I took the book home that night, the blue cover speckled with fryer oil, and felt a mix of curiosity and dread. I’m an aspiring fiction writer who’s always been cautious of pretentious literary gatekeeping, and Ulysses has always seemed like the ultimate gatekeeper. People speak of it in reverent tones or roll their eyes at it. It’s the kind of book people lie about having read to sound smart, just like War & Peace. Still, here was this unpretentious coworker genuinely recommending it. If he could get something out of it, maybe I could too. I cracked open the novel with a vivid memory of his grin, part genuine enthusiasm, part “just wait and see.” Thus, my Sisyphean journey began.

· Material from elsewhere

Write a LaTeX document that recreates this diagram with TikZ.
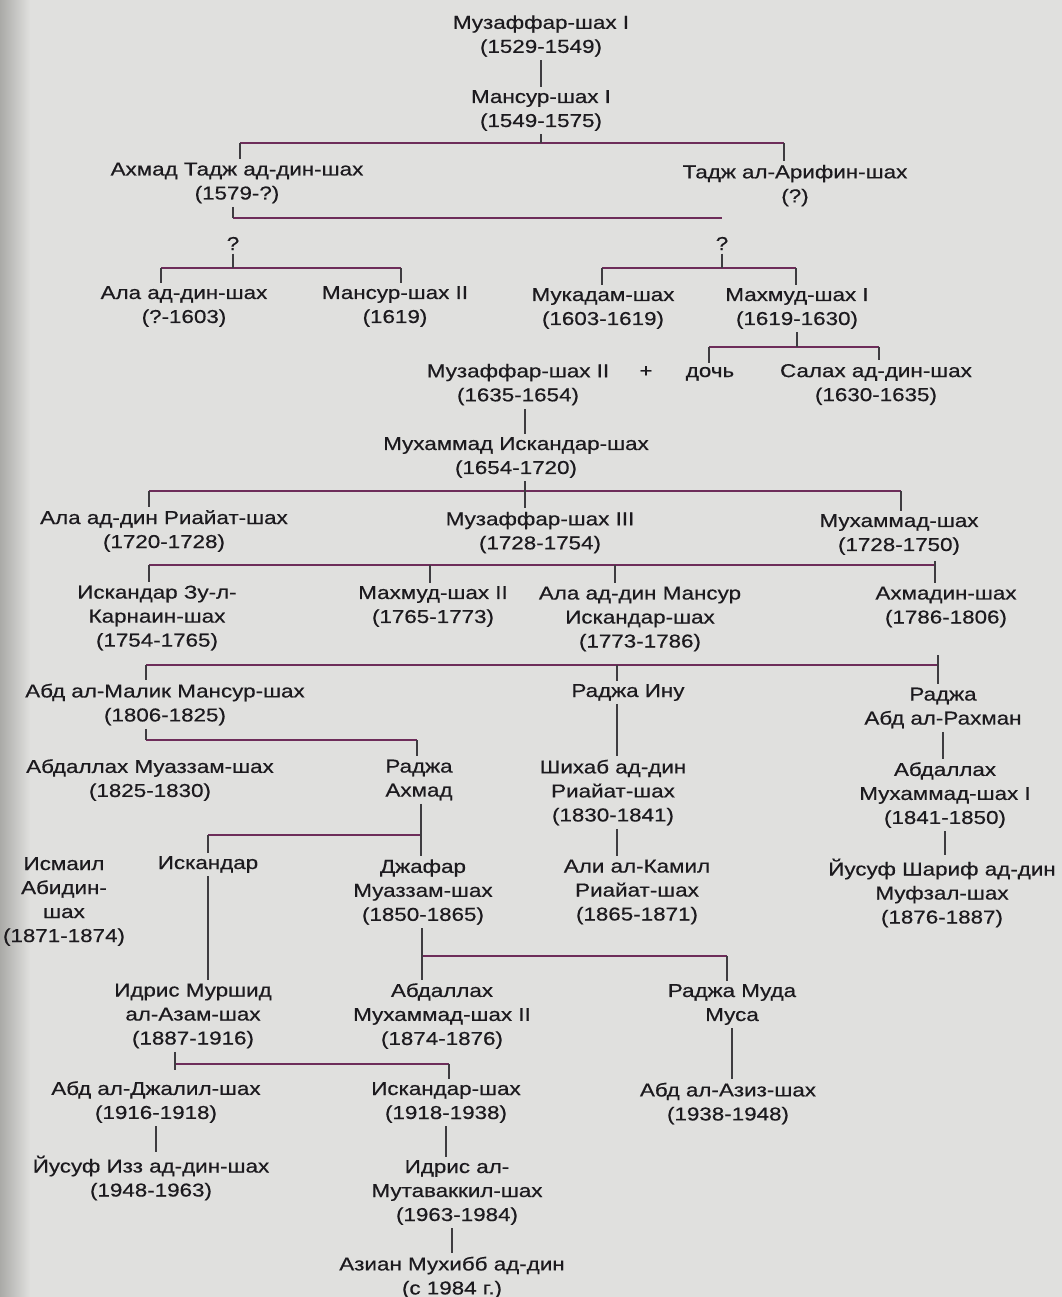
\documentclass[tikz,border=0pt]{standalone}
\usepackage{fontspec}
\setmainfont{Liberation Sans}[FakeStretch=1.2, FakeBold=0.5]
\definecolor{scanbg}{RGB}{224,224,222}
\definecolor{scanedge}{RGB}{170,170,167}
\definecolor{inkcol}{RGB}{28,26,30}
\definecolor{barcol}{RGB}{110,45,90}

\begin{document}
\begin{tikzpicture}[
    x=0.75pt, y=-0.75pt,
    ruler/.style={
        align=center, inner sep=2.5pt, text=inkcol,
        font=\fontsize{14}{18}\selectfont
    },
    % one-line entries are set on their baseline
    oneline/.style={ruler, anchor=base},
    stem/.style={draw=inkcol!85, line width=0.9pt},
    bar/.style={draw=barcol, line width=1.5pt}
]

% === Page ===
\useasboundingbox (0,0) rectangle (1062,1297);
\fill[scanbg] (0,0) rectangle (1062,1297);
\shade[left color=scanedge, right color=scanbg] (0,0) rectangle (30,1297);

% === Nodes ===
\node[ruler] (muzI)    at (541,36)    {Музаффар-шах I\\(1529-1549)};
\node[ruler] (mansurI) at (541,110.5) {Мансур-шах I\\(1549-1575)};

\node[ruler] (ahmadTaj)  at (237,183)   {Ахмад Тадж ад-дин-шах\\(1579-?)};
\node[ruler] (tajArifin) at (795,185.5) {Тадж ал-Арифин-шах\\(?)};

\node[oneline] (qA) at (233,250) {?};
\node[oneline] (qB) at (722,250) {?};

\node[ruler] (alaI)     at (184,306.5) {Ала ад-дин-шах\\(?-1603)};
\node[ruler] (mansurII) at (395,306.5) {Мансур-шах II\\(1619)};
\node[ruler] (mukadam)  at (603,308.5) {Мукадам-шах\\(1603-1619)};
\node[ruler] (mahmudI)  at (797,308.5) {Махмуд-шах I\\(1619-1630)};

\node[ruler]   (muzII) at (518,384.5) {Музаффар-шах II\\(1635-1654)};
\node[oneline] (plus)  at (646,377)   {+};
\node[oneline] (doch)  at (710,377)   {дочь};
\node[ruler]   (salah) at (876,384.5) {Салах ад-дин-шах\\(1630-1635)};

\node[ruler] (muhIsk) at (516,457.5) {Мухаммад Искандар-шах\\(1654-1720)};

\node[ruler] (alaRiayat) at (164,531)   {Ала ад-дин Риайат-шах\\(1720-1728)};
\node[ruler] (muzIII)    at (540,532.5) {Музаффар-шах III\\(1728-1754)};
\node[ruler] (muhShah)   at (899,534.5) {Мухаммад-шах\\(1728-1750)};

\node[ruler] (iskZul)    at (157,618)   {Искандар Зу-л-\\Карнаин-шах\\(1754-1765)};
\node[ruler] (mahmudII)  at (433,606.5) {Махмуд-шах II\\(1765-1773)};
\node[ruler] (alaMansur) at (640,619)   {Ала ад-дин Мансур\\Искандар-шах\\(1773-1786)};
\node[ruler] (ahmadin)   at (946,607)   {Ахмадин-шах\\(1786-1806)};

\node[ruler]   (abdMalik)      at (165,704.5) {Абд ал-Малик Мансур-шах\\(1806-1825)};
\node[oneline] (rajaInu)       at (628,697)   {Раджа Ину};
\node[ruler]   (rajaAbdRahman) at (943,708)   {Раджа\\Абд ал-Рахман};

\node[ruler] (abdMuazzam) at (150,780)   {Абдаллах Муаззам-шах\\(1825-1830)};
\node[ruler] (rajaAhmad)  at (419,780)   {Раджа\\Ахмад};
\node[ruler] (shihab)     at (613,792.5) {Шихаб ад-дин\\Риайат-шах\\(1830-1841)};
\node[ruler] (abdMuhI)    at (945,795)   {Абдаллах\\Мухаммад-шах I\\(1841-1850)};

\node[ruler]   (ismail)      at (64,901.5) {Исмаил\\Абидин-\\шах\\(1871-1874)};
\node[oneline] (iskandar)    at (208,869)  {Искандар};
\node[ruler]   (jafar)       at (423,892)  {Джафар\\Муаззам-шах\\(1850-1865)};
\node[ruler]   (aliKamil)    at (637,892)  {Али ал-Камил\\Риайат-шах\\(1865-1871)};
\node[ruler]   (yusufSharif) at (942,893)  {Йусуф Шариф ад-дин\\Муфзал-шах\\(1876-1887)};

\node[ruler] (idrisMurshid) at (193,1016)   {Идрис Муршид\\ал-Азам-шах\\(1887-1916)};
\node[ruler] (abdMuhII)     at (442,1016)   {Абдаллах\\Мухаммад-шах II\\(1874-1876)};
\node[ruler] (rajaMuda)     at (732,1004.5) {Раджа Муда\\Муса};

\node[ruler] (abdJalil) at (156,1102)   {Абд ал-Джалил-шах\\(1916-1918)};
\node[ruler] (iskShah)  at (446,1102.5) {Искандар-шах\\(1918-1938)};
\node[ruler] (abdAziz)  at (728,1103.5) {Абд ал-Азиз-шах\\(1938-1948)};

\node[ruler] (yusufIzz) at (151,1178)   {Йусуф Изз ад-дин-шах\\(1948-1963)};
\node[ruler] (idrisMut) at (457,1192.5) {Идрис ал-\\Мутаваккил-шах\\(1963-1984)};
\node[ruler] (azlan)    at (452,1277.5) {Азиан Мухибб ад-дин\\(с 1984 г.)};

% ============================================================
% === Bar ends and stem lines
% ============================================================
\coordinate (famA_w) at (240,143);  \coordinate (famA_e) at (784,143);
\coordinate (famB_w) at (233,218);  \coordinate (famB_e) at (722,218);
\coordinate (famC_w) at (161,268);  \coordinate (famC_e) at (401,268);
\coordinate (famD_w) at (602,268);  \coordinate (famD_e) at (796,268);
\coordinate (famE_w) at (709,347);  \coordinate (famE_e) at (879,347);
\coordinate (famF_w) at (149,491);  \coordinate (famF_e) at (901,491);
\coordinate (famG_w) at (149,565);  \coordinate (famG_e) at (935,565);
\coordinate (famH_w) at (146,665);  \coordinate (famH_e) at (938,665);
\coordinate (famI_w) at (146,740);  \coordinate (famI_e) at (417,740);
\coordinate (famJ_w) at (208,835);  \coordinate (famJ_e) at (421,835);
\coordinate (famK_w) at (422,956);  \coordinate (famK_e) at (727,956);
\coordinate (famL_w) at (175,1064); \coordinate (famL_e) at (449,1064);

\coordinate (muz_line)  at (525,0);
\coordinate (mahG_line) at (430,565);
\coordinate (alaG_line) at (615,565);
\coordinate (inu_line)  at (617,0);
\coordinate (inuH_line) at (617,665);
\coordinate (ahmadin_foot) at (938,655);
\coordinate (ahmadin_tick) at (935,561);
\coordinate (idris_tick)   at (175,1070);

% ============================================================
% === Bars
% ============================================================
\foreach \fam in {A,B,C,D,E,F,G,H,I,J,K,L}
    \draw[bar] (fam\fam_w) -- (fam\fam_e);

% ============================================================
% === Stems
% ============================================================
\draw[stem] (muzI) -- (mansurI);

% Mansur I
\draw[stem] (mansurI.south) -- (mansurI.south |- famA_w);
\draw[stem] (famA_w) -- (famA_w |- ahmadTaj.north);
\draw[stem] (famA_e) -- (famA_e |- tajArifin.north);

% Ahmad Taj ad-din
\draw[stem] (ahmadTaj.south -| famB_w) -- (famB_w);
\draw[stem] (qA) -- (qA |- famC_w);
\draw[stem] (qB) -- (qB |- famD_w);
\draw[stem] (famC_w) -- (famC_w |- alaI.north);
\draw[stem] (famC_e) -- (famC_e |- mansurII.north);
\draw[stem] (famD_w) -- (famD_w |- mukadam.north);
\draw[stem] (famD_e) -- (famD_e |- mahmudI.north);

% Mahmud I
\draw[stem] (mahmudI.south) -- (mahmudI.south |- famE_w);
\draw[stem] (famE_w) -- (famE_w |- doch.north);
\draw[stem] (famE_e) -- (famE_e |- salah.north);

% Muzaffar II -- Muhammad Iskandar -- Muzaffar III
\draw[stem] (muzII.south -| muz_line) -- (muhIsk.north -| muz_line);
\draw[stem] (muhIsk.south -| muz_line) -- (muzIII.north -| muz_line);
\draw[stem] (famF_w) -- (famF_w |- alaRiayat.north);
\draw[stem] (famF_e) -- (famF_e |- muhShah.north);

% next generation
\draw[stem] (famG_w) -- (famG_w |- iskZul.north);
\draw[stem] (mahG_line) -- (mahG_line |- mahmudII.north);
\draw[stem] (alaG_line) -- (alaG_line |- alaMansur.north);
\draw[stem] (ahmadin_tick) -- (ahmadin_tick |- ahmadin.north);

% Ahmadin
\draw[stem] (ahmadin_foot) -- (famH_e);
\draw[stem] (famH_w) -- (famH_w |- abdMalik.north);
\draw[stem] (inuH_line) -- (inuH_line |- rajaInu.north);
\draw[stem] (famH_e) -- (famH_e |- rajaAbdRahman.north);

% Abd al-Malik
\draw[stem] (abdMalik.south -| famI_w) -- (famI_w);
\draw[stem] (famI_e) -- (famI_e |- rajaAhmad.north);

% Raja Inu
\draw[stem] (rajaInu.south -| inu_line) -- (shihab.north -| inu_line);
\draw[stem] (shihab.south -| inu_line) -- (aliKamil.north -| inu_line);

% Raja Abd al-Rahman
\draw[stem] (rajaAbdRahman.south) -- (rajaAbdRahman.south |- abdMuhI.north);
\draw[stem] (abdMuhI.south) -- (abdMuhI.south |- yusufSharif.north);

% Raja Ahmad
\draw[stem] (rajaAhmad.south -| famJ_e) -- (jafar.north -| famJ_e);
\draw[stem] (famJ_w) -- (famJ_w |- iskandar.north);
\draw[stem] (iskandar.south) -- (iskandar.south |- idrisMurshid.north);

% Jafar
\draw[stem] (jafar.south -| famK_w) -- (abdMuhII.north -| famK_w);
\draw[stem] (famK_e) -- (famK_e |- rajaMuda.north);
\draw[stem] (rajaMuda.south) -- (rajaMuda.south |- abdAziz.north);

% Idris Murshid
\draw[stem] (idrisMurshid.south -| famL_w) -- (idris_tick);
\draw[stem] (famL_e) -- (famL_e |- iskShah.north);
\draw[stem] (abdJalil.south) -- (abdJalil.south |- yusufIzz.north);
\draw[stem] (iskShah.south) -- (iskShah.south |- idrisMut.north);
\draw[stem] (idrisMut.south -| azlan) -- (azlan.north);

\end{tikzpicture}
\end{document}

Biting Off More Than I Can Chew
Armed with nothing but overconfidence and my coworker’s encouragement, I dove into Ulysses. Immediately, I felt like I’d bitten off more than I could chew. The first chapter (“Telemachus,” I later learned it’s called) seemed okay at first glance: a hungover Buck Mulligan cracking jokes in a Dublin tower. I chuckled at some banter, thinking, This might not be so bad. But by chapter three, I was officially lost at sea. There’s a section where Stephen Dedalus wanders a beach, and his stream-of-consciousness thoughts dissolve into a dense fog of words. Sentences stretched for half a page, references to Aristotle and obscure Latin phrases popped up without explanation. My eyes skimmed the same paragraph five times with zero comprehension. It felt like someone had handed me a puzzle with half the pieces missing. A wave of literary dizziness washed over me as I realized I understood almost nothing. This wasn’t a casual read; it was a code to crack.